L’évaluation accroît la concurrence interindividuelle au détriment de la coopération. L’évaluation déresponsabilise le décideur qui se contente de tirer les conséquences mécaniques d’évaluations à laquelle une illusoire objectivité donnerait force de loi. Les excès de mesures induisent une illusion de contrôle et de prédictibilité dans un monde de complexité croissante où l’incertitude est la norme. Dans d’autres cas, l’excès d’évaluation peut devenir contre-productif quand elle focalise les salariés sur les indicateurs et les détourne de la réalisation des objectifs opérationnels. Plus généralement, les évaluations, incapable de rendre compte de la diversité des individus serait une puissante force de déshumanisation.
Combler un besoin de reconnaissance
En revanche, d’autres témoignages introduisent une vision plus nuancée. Force est de constater que beaucoup de salariés expriment une demande d’évaluation. L’évaluation apparaît alors comme un moyen de combler un légitime besoin de reconnaissance. Par ailleurs, l’évaluation progression professionnelle en lui donnant des indications sur ses forces et faiblesses. Enfin, l’évaluation permet de faire reculer l’arbitraire qui peut être lui aussi toxique. Il est vrai que ces effets bénéfiques de l’évaluation sont moins faciles à déployer dans un contexte économique dégradé, marqué par un fort chômage et des ressources financières limitées.
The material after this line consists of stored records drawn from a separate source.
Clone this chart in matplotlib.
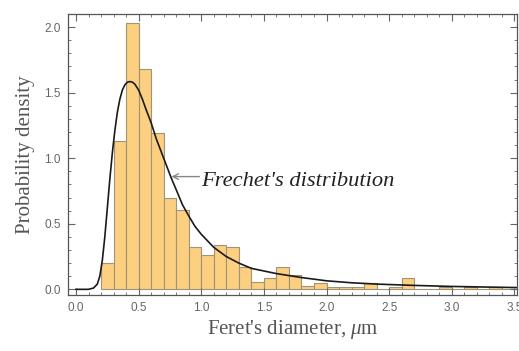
import matplotlib.pyplot as plt
from matplotlib.ticker import MultipleLocator

# histogram of Feret's diameter (bin width 0.1 um)
bin_left = [0.2, 0.3, 0.4, 0.5, 0.6, 0.7, 0.8, 0.9, 1.0, 1.1, 1.2, 1.3, 1.4, 1.5,
            1.6, 1.7, 1.8, 1.9, 2.0, 2.1, 2.2, 2.3, 2.4, 2.5, 2.6, 2.7, 2.8, 2.9,
            3.0, 3.1, 3.2, 3.3, 3.4]
density = [0.20, 1.13, 2.03, 1.68, 1.19, 0.695, 0.605, 0.32, 0.26, 0.34, 0.32, 0.17,
           0.055, 0.085, 0.17, 0.11, 0.025, 0.05, 0.019, 0.019, 0.019, 0.05, 0.0,
           0.019, 0.085, 0.0, 0.0, 0.019, 0.0, 0.019, 0.0, 0.019, 0.0]

# fitted Frechet curve
fit_x = [0.00, 0.10, 0.14, 0.17, 0.19, 0.21, 0.23, 0.25, 0.27, 0.29, 0.31, 0.33,
         0.35, 0.37, 0.39, 0.41, 0.43, 0.45, 0.47, 0.50, 0.53, 0.56, 0.60, 0.64,
         0.68, 0.72, 0.76, 0.80, 0.85, 0.90, 0.95, 1.00, 1.10, 1.20, 1.30, 1.40,
         1.50, 1.60, 1.80, 2.00, 2.20, 2.40, 2.70, 3.00, 3.30, 3.55]
fit_y = [0.00, 0.00, 0.01, 0.04, 0.10, 0.22, 0.40, 0.62, 0.84, 1.04, 1.21, 1.35,
         1.45, 1.52, 1.56, 1.58, 1.585, 1.58, 1.565, 1.52, 1.45, 1.37, 1.27, 1.15,
         1.05, 0.95, 0.85, 0.76, 0.645, 0.56, 0.48, 0.42, 0.32, 0.25, 0.20, 0.16,
         0.14, 0.12, 0.09, 0.065, 0.05, 0.04, 0.03, 0.022, 0.017, 0.013]

plt.rcParams['mathtext.fontset'] = 'custom'
plt.rcParams['mathtext.rm'] = 'Liberation Serif'
plt.rcParams['mathtext.it'] = 'Liberation Serif:italic'

fig = plt.figure(figsize=(5.19, 3.51), dpi=100)
ax = fig.add_axes([0.131, 0.16, 0.865, 0.80])

ax.bar(bin_left, density, width=0.1, align='edge', color='#fdcf80',
       edgecolor='#a09477', linewidth=0.8)
ax.plot(fit_x, fit_y, color='#1a1a1a', lw=1.2)

ax.annotate('', xy=(0.75, 0.86), xytext=(0.985, 0.86),
            arrowprops=dict(arrowstyle='->', color='#888888', lw=1.0,
                            shrinkA=0, shrinkB=1))
ax.text(0.995, 0.79, "Frechet's distribution", family='Liberation Serif',
        style='italic', fontsize=16.2, color='#222222', va='baseline')

ax.set_xlim(-0.064, 3.52)
ax.set_ylim(-0.042, 2.10)
ax.xaxis.set_major_locator(MultipleLocator(0.5))
ax.xaxis.set_minor_locator(MultipleLocator(0.1))
ax.yaxis.set_major_locator(MultipleLocator(0.5))
ax.yaxis.set_minor_locator(MultipleLocator(0.1))
ax.xaxis.set_major_formatter(plt.FormatStrFormatter('%.1f'))
ax.yaxis.set_major_formatter(plt.FormatStrFormatter('%.1f'))

ax.tick_params(which='both', direction='in', top=True, right=True,
               color='#666666', labelcolor='#666666', labelsize=8.5)
ax.tick_params(which='major', length=5, width=0.8, pad=5)
ax.tick_params(which='minor', length=2.5, width=0.6)
for lab in ax.get_xticklabels() + ax.get_yticklabels():
    lab.set_family('Liberation Sans')
for sp in ax.spines.values():
    sp.set_color('#555555')
    sp.set_linewidth(0.9)

ax.set_xlabel(r"Feret's diameter, $\mu$m", family='Liberation Serif',
              fontsize=15, color='#555555', labelpad=3)
ax.set_ylabel('Probability density', family='Liberation Serif',
              fontsize=15, color='#555555', labelpad=7)

fig.savefig('out.png', dpi=100)
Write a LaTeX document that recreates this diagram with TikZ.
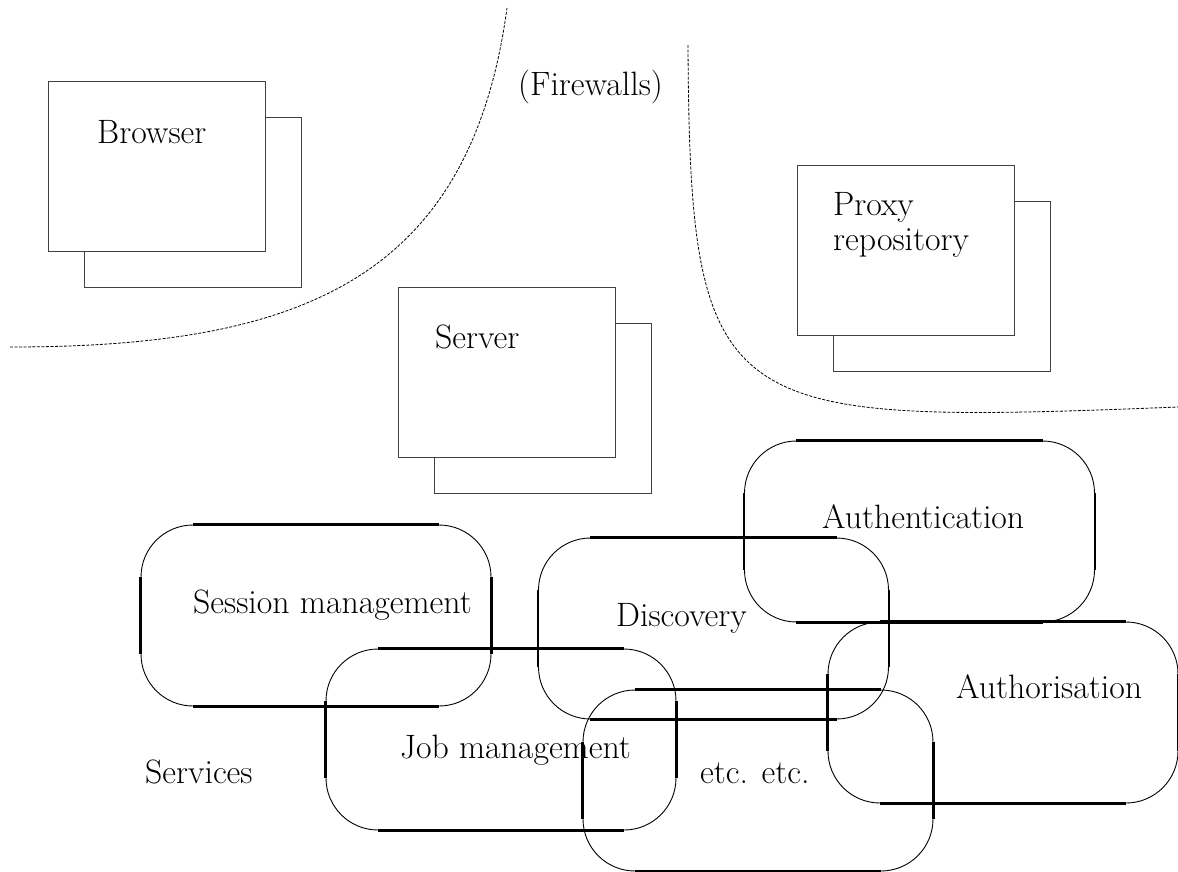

Finalement, que ce soit une approche théorique ou une approche fondée par la pratique, une alternative à la tyrannie de l’évaluation est bien difficile à concevoir et à décrire.
Peut-être s’agit – il de dépasser une certaine frustration de ne pas trouver de grandes mesures portant un remède aux dysfonctionnements pour adopter une solution plus systémique. Si on admet l’approche organique présentée par Angélique Del Rey, des micro-changements locaux à l’initiative d’individus riches de leur diversité peuvent
faire évoluer les choses.
Individuellement, il nous revient de ne pas survaloriser les évaluations et de les laisser à leur place d’outils utiles parmi d’autres. Intellectuellement, il s’agit de ne pas oublier que ces évaluations ne dessinent qu’un modèle grossier qui doit être complété par d’autres appréhensions du monde qui laissent place à la diversité, l’intuition, voire la créativité.
Affectivement, nous devons rester lucides sur notre propre demande d’évaluation qui exprime aussi un besoin d’être reconnu et rassuré dans un monde de plus en plus incertain. Face à l’imprévisible, au risque, l’évaluation n’est qu’un remède local dont les effets secondaires sont parfois très néfastes.
Collectivement, dans notre action au sein des organisations, il faut rester lucide et garder une certaine méfiance envers des solutions simplistes qui encadrent de façon rigide et systématique l’action collective dans un système d’évaluation quantitative. Les marges de manœuvre sont parfois étroites mais tout espace laissé à l’incertitude, à la non-quantification peut se révéler fertile.
Conserver un certain optimisme
Cette conscience du risque de la tyrannie de l’évaluation peut paradoxalement nous permettre de conserver un certain optimisme. Si l’on montre que les évaluations sont incapables de rendre compte de la réalité organique du corps social, on sait que tout espace laissé libre sera spontanément occupé par des processus humains imprévisibles et non évaluables. Les individus conscients des excès de l’évaluation et capables de ne pas accepter l’inacceptable peuvent, partout où ils parviennent à introduire un peu moins de rigidité et plus de souplesse, contribuer à réduire les dysfonctionnements.
Cet impératif de conscience nous ramène finalement au début du discours d’Angélique Del Rey car c’est dans l’espace éducatif qu’une telle vision se construit.